◆ EXERCISE OBJECTIVE
Transcribe the data in full and exactly, omitting any pictures.
* * * *
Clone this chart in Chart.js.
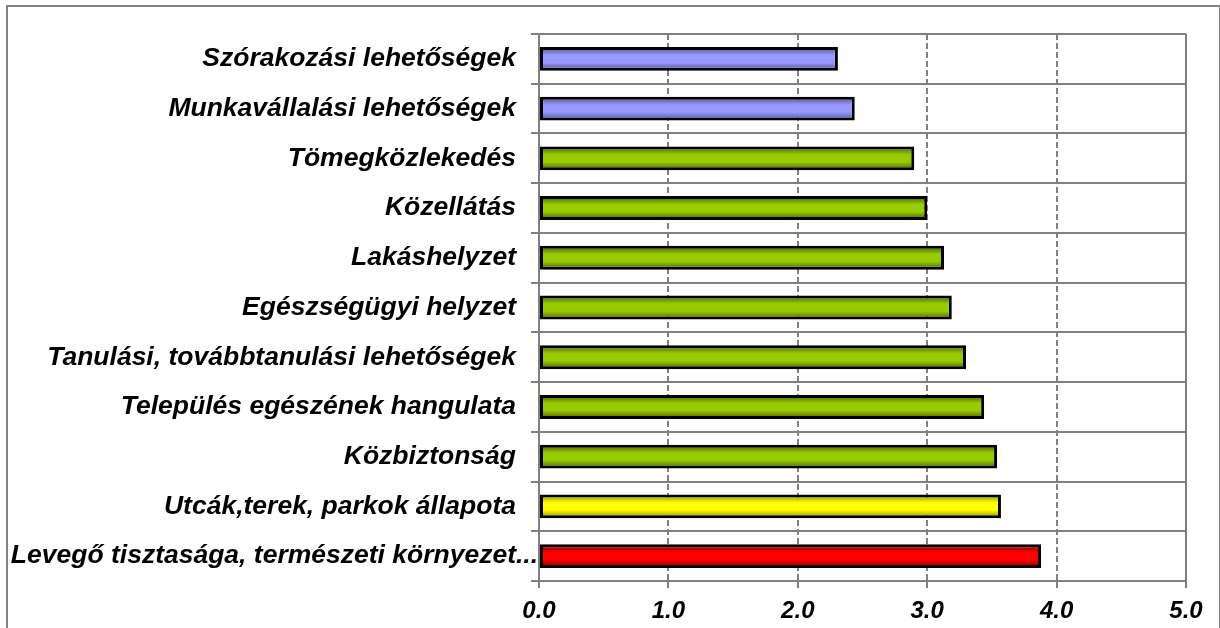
<!DOCTYPE html>
<html>
<head>
<meta charset="utf-8">
<script src="https://cdn.jsdelivr.net/npm/chart.js@4"></script>
<style>
  html, body { margin: 0; padding: 0; background: #fff; }
  #wrap { position: relative; width: 1220px; height: 628px; overflow: hidden; }
  #frame {
    position: absolute; left: 6px; top: 5px; width: 1211px; height: 640px;
    border-top: 2px solid #808080; border-left: 2px solid #808080; border-right: 1px solid #808080;
    pointer-events: none;
  }
  canvas { position: absolute; left: 0; top: 0; }
</style>
</head>
<body>
<div id="wrap">
  <canvas id="chart" width="1220" height="628"></canvas>
  <div id="frame"></div>
</div>
<script>
const categories = [
  'Szórakozási lehetőségek',
  'Munkavállalási lehetőségek',
  'Tömegközlekedés',
  'Közellátás',
  'Lakáshelyzet',
  'Egészségügyi helyzet',
  'Tanulási, továbbtanulási lehetőségek',
  'Település egészének hangulata',
  'Közbiztonság',
  'Utcák,terek, parkok állapota',
  'Levegő tisztasága, természeti környezet'
];
const scores = [2.31, 2.44, 2.90, 3.00, 3.13, 3.19, 3.30, 3.44, 3.54, 3.57, 3.88];
const xTicks = [0, 1, 2, 3, 4, 5];
// last label is cut short in the axis, an ellipsis is drawn after it
const truncated = [10];

// colour group per bar
const barGroups = ['purple', 'purple', 'green', 'green', 'green', 'green', 'green', 'green', 'green', 'yellow', 'red'];
const palette = {
  purple: { edge: '#50508f', mid: '#9999ff' },
  green:  { edge: '#435a00', mid: '#99cc00' },
  yellow: { edge: '#858500', mid: '#ffff00' },
  red:    { edge: '#700000', mid: '#ff0000' }
};

const BAR_PCT = 0.48;
const LABEL_FONT = { family: "'Liberation Sans', Arial, sans-serif", size: 26.5, weight: 'bold', style: 'italic' };
const Y_TICK_LEN = 8;
const Y_PAD = 15;

// shaded fill: dark at top and bottom edge, bright in the middle
function barFill(ctx) {
  const pal = palette[barGroups[ctx.dataIndex]];
  const yScale = ctx.chart.scales.y;
  if (!yScale || !yScale.height) return pal.mid;
  const c = yScale.getPixelForValue(ctx.dataIndex);
  const half = (yScale.height / categories.length) * BAR_PCT / 2;
  const g = ctx.chart.ctx.createLinearGradient(0, c - half, 0, c + half);
  g.addColorStop(0, pal.edge);
  g.addColorStop(0.35, pal.mid);
  g.addColorStop(0.65, pal.mid);
  g.addColorStop(1, pal.edge);
  return g;
}

const ellipsisPlugin = {
  id: 'ellipsis',
  afterDraw(chart) {
    const yScale = chart.scales.y;
    const ctx = chart.ctx;
    ctx.save();
    ctx.font = `${LABEL_FONT.style} ${LABEL_FONT.weight} ${LABEL_FONT.size}px ${LABEL_FONT.family}`;
    ctx.fillStyle = '#000';
    ctx.textAlign = 'left';
    ctx.textBaseline = 'middle';
    truncated.forEach((i) => {
      ctx.fillText('...', yScale.right - Y_TICK_LEN - Y_PAD, yScale.getPixelForValue(i));
    });
    ctx.restore();
  }
};

new Chart(document.getElementById('chart'), {
  type: 'bar',
  data: {
    labels: categories,
    datasets: [{
      data: scores,
      backgroundColor: barFill,
      borderColor: '#000',
      borderWidth: 3,
      borderSkipped: false,
      barPercentage: BAR_PCT,
      categoryPercentage: 1
    }]
  },
  options: {
    indexAxis: 'y',
    responsive: false,
    animation: false,
    layout: { padding: { top: 34, right: 34, bottom: 0, left: 0 } },
    plugins: {
      legend: { display: false },
      tooltip: { enabled: false }
    },
    scales: {
      x: {
        min: 0,
        max: 5,
        afterBuildTicks: (scale) => { scale.ticks = xTicks.map((v) => ({ value: v })); },
        afterFit: (scale) => { scale.height = 47; },
        ticks: {
          callback: (v) => Number(v).toFixed(1),
          color: '#000',
          font: { ...LABEL_FONT, size: 24 },
          padding: 9,
          maxRotation: 0
        },
        grid: {
          color: '#808080',
          lineWidth: 2,
          tickLength: 7
        },
        border: {
          color: '#808080',
          width: 2,
          dash: (c) => (c.tick && c.tick.value > 0 && c.tick.value < 5) ? [6, 3] : []
        }
      },
      y: {
        afterFit: (scale) => { scale.width = 539; },
        ticks: {
          color: '#000',
          font: LABEL_FONT,
          padding: Y_PAD,
          autoSkip: false
        },
        grid: {
          color: '#808080',
          lineWidth: 2,
          offset: true,
          tickLength: Y_TICK_LEN
        },
        border: { color: '#808080', width: 2 }
      }
    }
  },
  plugins: [ellipsisPlugin]
});
</script>
</body>
</html>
* * * *
◆ FULL RESPONSE
Clone this chart in Chart.js.
<!DOCTYPE html>
<html>
<head>
<meta charset="utf-8">
<script src="https://cdn.jsdelivr.net/npm/chart.js@4"></script>
<style>
  html, body { margin: 0; padding: 0; background: #fff; }
  #wrap { position: relative; width: 1220px; height: 628px; overflow: hidden; }
  #frame {
    position: absolute; left: 6px; top: 5px; width: 1211px; height: 640px;
    border-top: 2px solid #808080; border-left: 2px solid #808080; border-right: 1px solid #808080;
    pointer-events: none;
  }
  canvas { position: absolute; left: 0; top: 0; }
</style>
</head>
<body>
<div id="wrap">
  <canvas id="chart" width="1220" height="628"></canvas>
  <div id="frame"></div>
</div>
<script>
const categories = [
  'Szórakozási lehetőségek',
  'Munkavállalási lehetőségek',
  'Tömegközlekedés',
  'Közellátás',
  'Lakáshelyzet',
  'Egészségügyi helyzet',
  'Tanulási, továbbtanulási lehetőségek',
  'Település egészének hangulata',
  'Közbiztonság',
  'Utcák,terek, parkok állapota',
  'Levegő tisztasága, természeti környezet'
];
const scores = [2.31, 2.44, 2.90, 3.00, 3.13, 3.19, 3.30, 3.44, 3.54, 3.57, 3.88];
const xTicks = [0, 1, 2, 3, 4, 5];
// last label is cut short in the axis, an ellipsis is drawn after it
const truncated = [10];

// colour group per bar
const barGroups = ['purple', 'purple', 'green', 'green', 'green', 'green', 'green', 'green', 'green', 'yellow', 'red'];
const palette = {
  purple: { edge: '#50508f', mid: '#9999ff' },
  green:  { edge: '#435a00', mid: '#99cc00' },
  yellow: { edge: '#858500', mid: '#ffff00' },
  red:    { edge: '#700000', mid: '#ff0000' }
};

const BAR_PCT = 0.48;
const LABEL_FONT = { family: "'Liberation Sans', Arial, sans-serif", size: 26.5, weight: 'bold', style: 'italic' };
const Y_TICK_LEN = 8;
const Y_PAD = 15;

// shaded fill: dark at top and bottom edge, bright in the middle
function barFill(ctx) {
  const pal = palette[barGroups[ctx.dataIndex]];
  const yScale = ctx.chart.scales.y;
  if (!yScale || !yScale.height) return pal.mid;
  const c = yScale.getPixelForValue(ctx.dataIndex);
  const half = (yScale.height / categories.length) * BAR_PCT / 2;
  const g = ctx.chart.ctx.createLinearGradient(0, c - half, 0, c + half);
  g.addColorStop(0, pal.edge);
  g.addColorStop(0.35, pal.mid);
  g.addColorStop(0.65, pal.mid);
  g.addColorStop(1, pal.edge);
  return g;
}

const ellipsisPlugin = {
  id: 'ellipsis',
  afterDraw(chart) {
    const yScale = chart.scales.y;
    const ctx = chart.ctx;
    ctx.save();
    ctx.font = `${LABEL_FONT.style} ${LABEL_FONT.weight} ${LABEL_FONT.size}px ${LABEL_FONT.family}`;
    ctx.fillStyle = '#000';
    ctx.textAlign = 'left';
    ctx.textBaseline = 'middle';
    truncated.forEach((i) => {
      ctx.fillText('...', yScale.right - Y_TICK_LEN - Y_PAD, yScale.getPixelForValue(i));
    });
    ctx.restore();
  }
};

new Chart(document.getElementById('chart'), {
  type: 'bar',
  data: {
    labels: categories,
    datasets: [{
      data: scores,
      backgroundColor: barFill,
      borderColor: '#000',
      borderWidth: 3,
      borderSkipped: false,
      barPercentage: BAR_PCT,
      categoryPercentage: 1
    }]
  },
  options: {
    indexAxis: 'y',
    responsive: false,
    animation: false,
    layout: { padding: { top: 34, right: 34, bottom: 0, left: 0 } },
    plugins: {
      legend: { display: false },
      tooltip: { enabled: false }
    },
    scales: {
      x: {
        min: 0,
        max: 5,
        afterBuildTicks: (scale) => { scale.ticks = xTicks.map((v) => ({ value: v })); },
        afterFit: (scale) => { scale.height = 47; },
        ticks: {
          callback: (v) => Number(v).toFixed(1),
          color: '#000',
          font: { ...LABEL_FONT, size: 24 },
          padding: 9,
          maxRotation: 0
        },
        grid: {
          color: '#808080',
          lineWidth: 2,
          tickLength: 7
        },
        border: {
          color: '#808080',
          width: 2,
          dash: (c) => (c.tick && c.tick.value > 0 && c.tick.value < 5) ? [6, 3] : []
        }
      },
      y: {
        afterFit: (scale) => { scale.width = 539; },
        ticks: {
          color: '#000',
          font: LABEL_FONT,
          padding: Y_PAD,
          autoSkip: false
        },
        grid: {
          color: '#808080',
          lineWidth: 2,
          offset: true,
          tickLength: Y_TICK_LEN
        },
        border: { color: '#808080', width: 2 }
      }
    }
  },
  plugins: [ellipsisPlugin]
});
</script>
</body>
</html>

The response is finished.